Meanders form and deepen. They build goosenecks and then cut their throats, leaving oxbows.

...and Giant Gartersnakes!

All this will be lost and yet the river flows, and nothing to worry about any longer.

You’re a closet Buddhist, aren’t you?

It’s like a giant version of sidewalk weeds - and I mean that in a good way.

(One of my posts this week is going to be on control and perfection… reading this post just after writing it makes my synapses go “ping”!  Thanks!)

If you would like to listen to the “mermaid” song they played to that wandering whale-Odysseus:
http://tinyurl.com/2rmpmq

The whales are in my backyard, pretty much literally.

I live just half a mile from the channel within its bend southward as it leaves the port and they have been swimming back and forth past our neighborhood since yesterday.

As cool as it is to lay eyes on them in a very narrow channel where they are very close to the levee, I’m anxious for them to head back to sea.

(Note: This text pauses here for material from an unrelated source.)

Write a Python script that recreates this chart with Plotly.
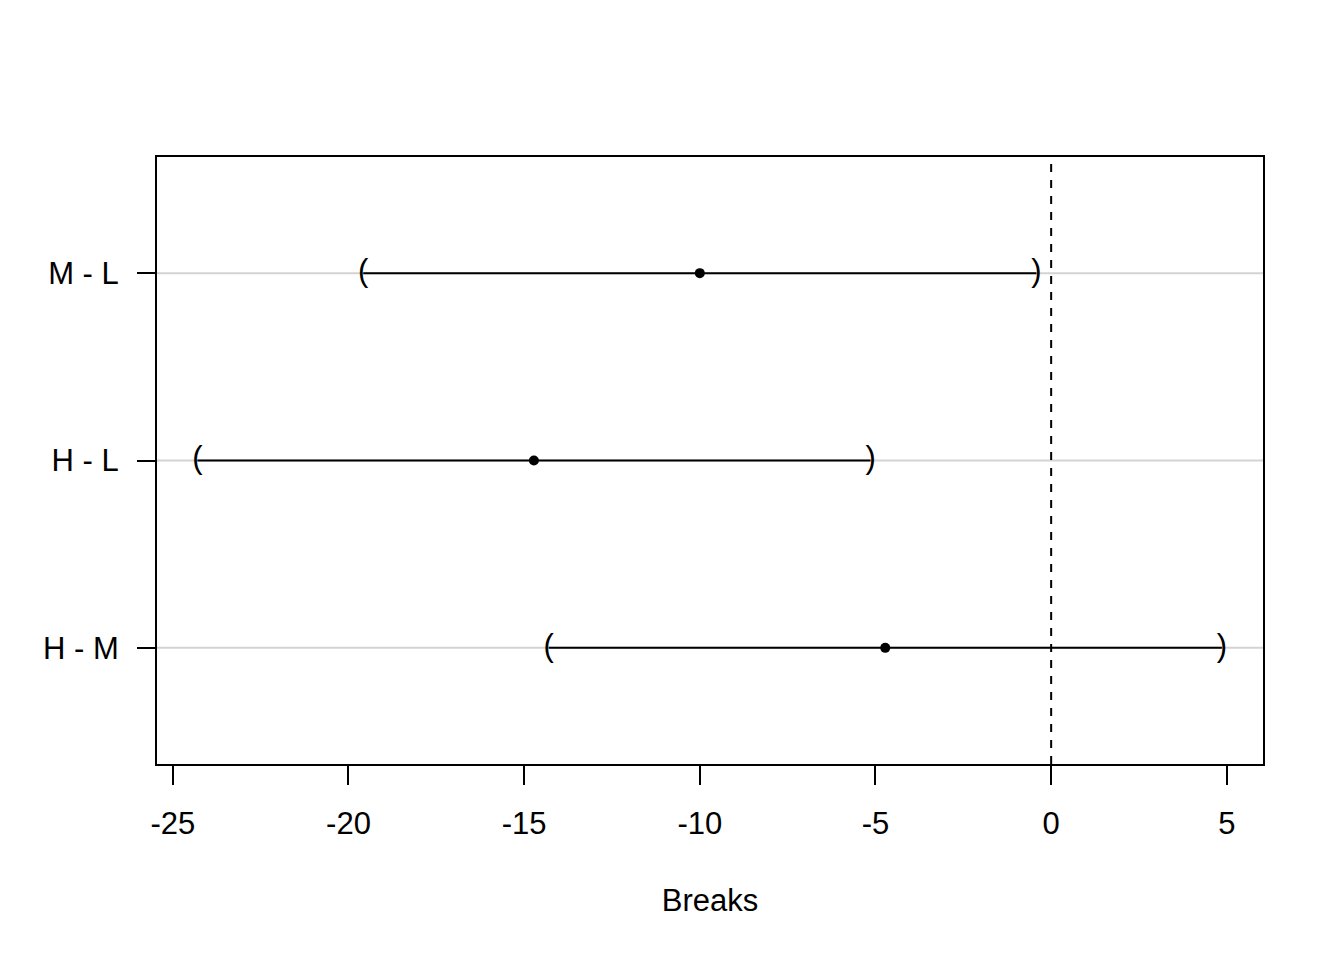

A patch of ground near the channel looks like a park and ride lot gone haywire - there must be a hundred cars parked out there.

First of all, it is nice to see your (or is it “you’re”?) broadening perspectives on life. I am relieved to find you recovering in your grief.

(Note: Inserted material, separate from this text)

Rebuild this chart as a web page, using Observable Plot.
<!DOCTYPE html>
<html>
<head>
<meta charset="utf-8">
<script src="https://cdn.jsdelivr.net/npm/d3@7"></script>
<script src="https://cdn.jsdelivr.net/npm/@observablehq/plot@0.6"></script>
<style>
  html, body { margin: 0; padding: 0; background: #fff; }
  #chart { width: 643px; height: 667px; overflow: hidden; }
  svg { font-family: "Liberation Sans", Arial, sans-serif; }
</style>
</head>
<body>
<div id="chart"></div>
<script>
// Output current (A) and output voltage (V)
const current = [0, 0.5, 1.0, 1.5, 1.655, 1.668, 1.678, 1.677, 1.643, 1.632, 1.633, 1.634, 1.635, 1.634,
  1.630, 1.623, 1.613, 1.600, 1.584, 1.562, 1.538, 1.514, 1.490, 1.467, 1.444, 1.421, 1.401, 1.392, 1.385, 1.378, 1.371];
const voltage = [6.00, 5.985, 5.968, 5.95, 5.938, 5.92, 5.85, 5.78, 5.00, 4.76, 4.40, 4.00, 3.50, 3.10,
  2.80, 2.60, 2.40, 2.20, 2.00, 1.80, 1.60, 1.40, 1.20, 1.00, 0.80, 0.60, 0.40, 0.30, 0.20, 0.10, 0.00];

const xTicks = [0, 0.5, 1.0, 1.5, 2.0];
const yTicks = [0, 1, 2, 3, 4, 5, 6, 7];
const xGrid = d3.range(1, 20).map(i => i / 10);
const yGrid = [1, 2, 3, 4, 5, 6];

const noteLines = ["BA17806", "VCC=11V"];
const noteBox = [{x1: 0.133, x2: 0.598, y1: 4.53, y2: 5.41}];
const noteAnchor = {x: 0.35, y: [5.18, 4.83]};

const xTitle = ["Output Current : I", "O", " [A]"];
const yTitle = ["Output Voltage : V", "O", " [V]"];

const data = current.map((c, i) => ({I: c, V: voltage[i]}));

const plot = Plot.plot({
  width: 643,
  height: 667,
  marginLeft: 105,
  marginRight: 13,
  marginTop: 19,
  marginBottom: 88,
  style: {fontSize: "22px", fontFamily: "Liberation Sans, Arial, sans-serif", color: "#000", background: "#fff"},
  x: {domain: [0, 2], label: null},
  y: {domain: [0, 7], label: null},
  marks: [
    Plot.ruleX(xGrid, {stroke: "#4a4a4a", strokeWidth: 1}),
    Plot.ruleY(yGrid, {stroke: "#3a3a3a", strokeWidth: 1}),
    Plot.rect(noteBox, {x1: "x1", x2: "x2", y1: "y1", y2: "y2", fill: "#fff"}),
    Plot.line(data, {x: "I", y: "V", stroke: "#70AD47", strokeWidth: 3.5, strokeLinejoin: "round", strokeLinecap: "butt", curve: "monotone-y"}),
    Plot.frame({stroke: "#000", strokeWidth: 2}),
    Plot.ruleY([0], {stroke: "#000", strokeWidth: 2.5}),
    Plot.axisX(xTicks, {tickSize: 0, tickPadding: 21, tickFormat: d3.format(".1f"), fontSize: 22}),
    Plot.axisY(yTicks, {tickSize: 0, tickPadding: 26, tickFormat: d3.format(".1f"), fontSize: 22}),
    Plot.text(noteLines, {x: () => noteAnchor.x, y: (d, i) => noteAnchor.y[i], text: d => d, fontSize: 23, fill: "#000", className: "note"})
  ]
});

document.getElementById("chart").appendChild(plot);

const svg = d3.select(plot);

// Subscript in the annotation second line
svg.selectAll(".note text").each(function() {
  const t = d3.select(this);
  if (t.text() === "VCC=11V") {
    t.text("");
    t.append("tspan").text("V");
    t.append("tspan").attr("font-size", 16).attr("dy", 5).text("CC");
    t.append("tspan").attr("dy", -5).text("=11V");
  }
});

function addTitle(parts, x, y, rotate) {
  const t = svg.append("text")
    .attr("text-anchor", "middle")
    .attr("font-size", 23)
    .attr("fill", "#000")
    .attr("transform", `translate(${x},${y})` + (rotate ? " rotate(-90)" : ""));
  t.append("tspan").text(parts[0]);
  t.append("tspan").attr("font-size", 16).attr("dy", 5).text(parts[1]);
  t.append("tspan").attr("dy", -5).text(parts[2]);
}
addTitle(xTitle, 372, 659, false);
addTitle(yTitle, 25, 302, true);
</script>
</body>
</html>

Second, survival in the desert with your knife and stick would make the cactus in the picture available (if nutrition challenged) as food. After some serious prep. And there are always lizards and snacks, uh, snakes.

Third, the fact that the [presumed] socially bereft/lovelorn whale followed the siren song makes one wonder: what was calling him up the Sacramento River? The turbines in a hydro plant? Pumps sucking water from the river? Something, which seemed like pheromones to him, in the water? He was Johnathon Livingston Humpback seeking to swim free on a higher plane (or something)? He wanted to talk to the Governator? Those damned Navy sonar thingies weren’t audible up there? He was a humpback trenchcoat rebel planning a dramatic violence statement (if he could just find the “school”; sorry, couldn’t resist. I KNOW they hang in pods!)? This was an aquatic equivalent of an Aussie “walkabout”?

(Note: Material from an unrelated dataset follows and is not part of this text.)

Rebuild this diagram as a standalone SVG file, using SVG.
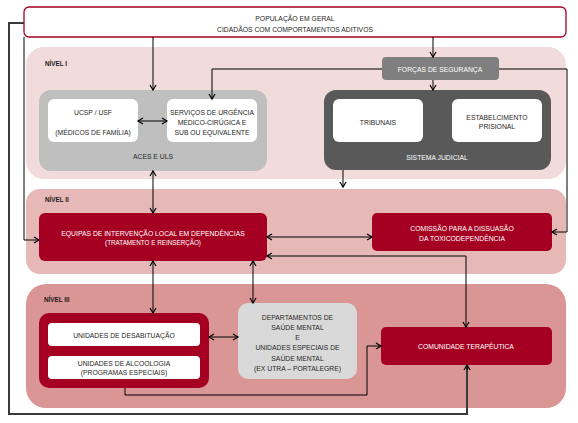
<svg xmlns="http://www.w3.org/2000/svg" width="578" height="423" viewBox="0 0 578 423">
<defs>
<marker id="ah" markerUnits="userSpaceOnUse" markerWidth="8" markerHeight="8" refX="6" refY="4" orient="auto-start-reverse">
<path d="M1,1 L6,4 L1,7" fill="none" stroke="#000" stroke-width="1.2"/>
</marker>
<marker id="ahk" markerUnits="userSpaceOnUse" markerWidth="8" markerHeight="8" refX="6" refY="4" orient="auto-start-reverse">
<path d="M1,1 L6,4 L1,7" fill="none" stroke="#222" stroke-width="1.2"/>
</marker>
</defs>
<style>
text{font-family:"Liberation Sans",Arial,sans-serif;font-size:6.8px;text-anchor:middle;fill:#262626}
.w{fill:#fff}
.lbl{font-weight:bold;text-anchor:start;font-size:6.3px;fill:#1a1a1a}
.c{fill:none;stroke:#000;stroke-width:1}
.s{marker-start:url(#ah)}
.e{marker-end:url(#ah)}
.red{fill:#a50021}
.wb{fill:#fff}
</style>
<rect x="0" y="0" width="578" height="423" fill="#fff"/>
<g id="nivel1">
<rect x="26" y="47" width="540" height="132" rx="18" fill="#f2dcdb"/>
<text class="lbl" x="45" y="65.5">NÍVEL I</text>
</g>
<g id="nivel2">
<rect x="26" y="189" width="540" height="85" rx="14" fill="#e6b9b8"/>
<text class="lbl" x="45" y="201.5">NÍVEL II</text>
</g>
<g id="nivel3">
<rect x="26" y="284" width="540" height="124" rx="20" fill="#d99694"/>
<text class="lbl" x="44" y="301.5">NÍVEL III</text>
</g>
<g id="populacao">
<rect x="24" y="7" width="542" height="30" rx="5" fill="#fff" stroke="#a50021" stroke-width="1.3"/>
<text x="295" y="21">POPULAÇÃO EM GERAL</text>
<text x="295" y="32">CIDADÃOS COM COMPORTAMENTOS ADITIVOS</text>
</g>
<g id="aces">
<rect x="39" y="90" width="228" height="81" rx="12" fill="#bfbfbf"/>
<text x="153" y="158.5">ACES E ULS</text>
</g>
<g id="ucsp">
<rect x="48" y="99" width="90" height="43" rx="6" class="wb"/>
<text x="93" y="114.5">UCSP / USF</text>
<text x="93" y="134.5">(MÉDICOS DE FAMÍLIA)</text>
</g>
<g id="servicos">
<rect x="167" y="99" width="90" height="43" rx="6" class="wb"/>
<text x="212" y="114.5">SERVIÇOS DE URGÊNCIA</text>
<text x="212" y="124.5">MÉDICO-CIRÚGICA E</text>
<text x="212" y="134.5">SUB OU EQUIVALENTE</text>
</g>
<g id="forcas">
<rect x="382" y="57" width="117" height="23" rx="4" fill="#7f7f7f"/>
<text class="w" x="440" y="71.5">FORÇAS DE SEGURANÇA</text>
</g>
<g id="sistema">
<rect x="324" y="90" width="227" height="80" rx="12" fill="#595959"/>
<text class="w" x="437" y="159.5">SISTEMA JUDICIAL</text>
</g>
<g id="tribunais">
<rect x="333" y="99" width="90" height="43" rx="6" class="wb"/>
<text x="378" y="124.5">TRIBUNAIS</text>
</g>
<g id="estabelecimento">
<rect x="452" y="99" width="90" height="43" rx="6" class="wb"/>
<text x="497" y="119.5">ESTABELCIMENTO</text>
<text x="497" y="128.5">PRISIONAL</text>
</g>
<g id="equipas">
<rect x="39" y="213" width="228" height="48" rx="6" class="red"/>
<text class="w" x="153" y="235.5">EQUIPAS DE INTERVENÇÃO LOCAL EM DEPENDÊNCIAS</text>
<text class="w" x="153" y="244.5" style="font-size:6.3px">(TRATAMENTO E REINSERÇÃO)</text>
</g>
<g id="comissao">
<rect x="372" y="213" width="180" height="38" rx="5" class="red"/>
<text class="w" x="462" y="230.5">COMISSÃO PARA A DISSUASÃO</text>
<text class="w" x="462" y="240.5">DA TOXICODEPENDÊNCIA</text>
</g>
<g id="unidades">
<rect x="39" y="313" width="170" height="75" rx="10" class="red"/>
</g>
<g id="desabituacao">
<rect x="48" y="323" width="152" height="23" rx="4" class="wb"/>
<text x="124" y="337.5">UNIDADES DE DESABITUAÇÃO</text>
</g>
<g id="alcoologia">
<rect x="48" y="356" width="152" height="23" rx="4" class="wb"/>
<text x="124" y="365.5">UNIDADES DE ALCOOLOGIA</text>
<text x="124" y="374.5">(PROGRAMAS ESPECIAIS)</text>
</g>
<g id="departamentos">
<rect x="238" y="303" width="119" height="76" rx="10" fill="#d9d9d9"/>
<text x="297.5" y="319.5">DEPARTAMENTOS DE</text>
<text x="297.5" y="330">SAÚDE MENTAL</text>
<text x="297.5" y="339.5">E</text>
<text x="297.5" y="349.5">UNIDADES ESPECIAIS DE</text>
<text x="297.5" y="360.5">SAÚDE MENTAL</text>
<text x="297.5" y="370.5">(EX UTRA – PORTALEGRE)</text>
</g>
<g id="comunidade">
<rect x="381" y="327" width="171" height="38" rx="5" class="red"/>
<text class="w" x="466" y="348.5">COMUNIDADE TERAPÊUTICA</text>
</g>
<g id="connectors">
<path class="c e" d="M153 37 V90"/>
<path class="c e" d="M433 37 V57"/>
<path class="c e" d="M433 80 V90"/>
<path class="c e" d="M382 69 H212 V99"/>
<path class="c e" d="M499 69 H567 V232 H552"/>
<path class="c s e" d="M138 121 H167"/>
<path class="c s e" d="M153 171 V213"/>
<path class="c e" d="M343 170 V187"/>
<path class="c e" d="M24 37 V240 H39"/>
<path class="c s e" d="M267 237 H372"/>
<path class="c s e" d="M267 256 H466 V327"/>
<path class="c s e" d="M153 261 V313"/>
<path class="c s e" d="M253 261 V303"/>
<path class="c s e" d="M209 337 H238"/>
<path class="c e" d="M125 388 V395 H367 V346 H381"/>
<path fill="none" stroke="#3a3a3a" stroke-width="2" d="M24 23 H9 V414 H467 V367"/>
<path class="c e" d="M467 370 V365"/>
</g>
</svg>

Semantics: “Inexorable” seems a less definitive choice than “inevitable”, based on the lingual roots. But common usage seems to have made the two words almost synonymous. Like glaciers, erosion, and global warming are one or the other.

I was going to say something relevant

You mean that wasn’t?

I saw on Reuters science news, the mother whale has a serious injury from a boat keel. They are gonna start singing them down the river today.

Sing me back home
A song I used to hear
Make my old memories
Come alive

Sing me away
Turn back the years
Sing me back home
Before I die

-Merle Haggard

River gonna take me, sing me sweet and sleepy
Sing me sweet and sleepy all the way back home
It’s a far gone lullaby sung many years ago
Mama, Mama, many worlds I’ve come since I first left home

Going home, going home
By the waterside I will rest my bones
Listen to the river sing sweet songs
To rock my soul

-Robert Hunter

Black muddy river
Roll on forever
I don’t care how deep and wide
If you got another side
Roll muddy river
Roll muddy river
Black muddy river, roll

When it seems like the night will last forever
And there’s nothing left to do but count the years
When the strings of my heart start to sever
And stones fall from my eyes instead of tears

I will walk alone by the black muddy river
And dream me a dream of my own
I will walk alone by the black muddy river
Sing me a song of my own
And sing me a song of my own

-Robert Hunter

I knew of cats reacting to analogue bird-recordings, and not to digital recordings ...
But I never heard of dogs reacting to whale songs ... interesting ...
(no, I do not have pointed ears ;-))
thank you Theriomorph for sharing the story!

This reminds me of a short story (maybe The Foghorn, by Gertrude Atherton?) where a lonely creature responds to the sound of a lighthouse’s foghorn.

Not, perhaps a great work, but an idea that just hooked itself straight into my core decades back and remains lodged still.

But in this case, the “siren song” turned out to be tugboat engines!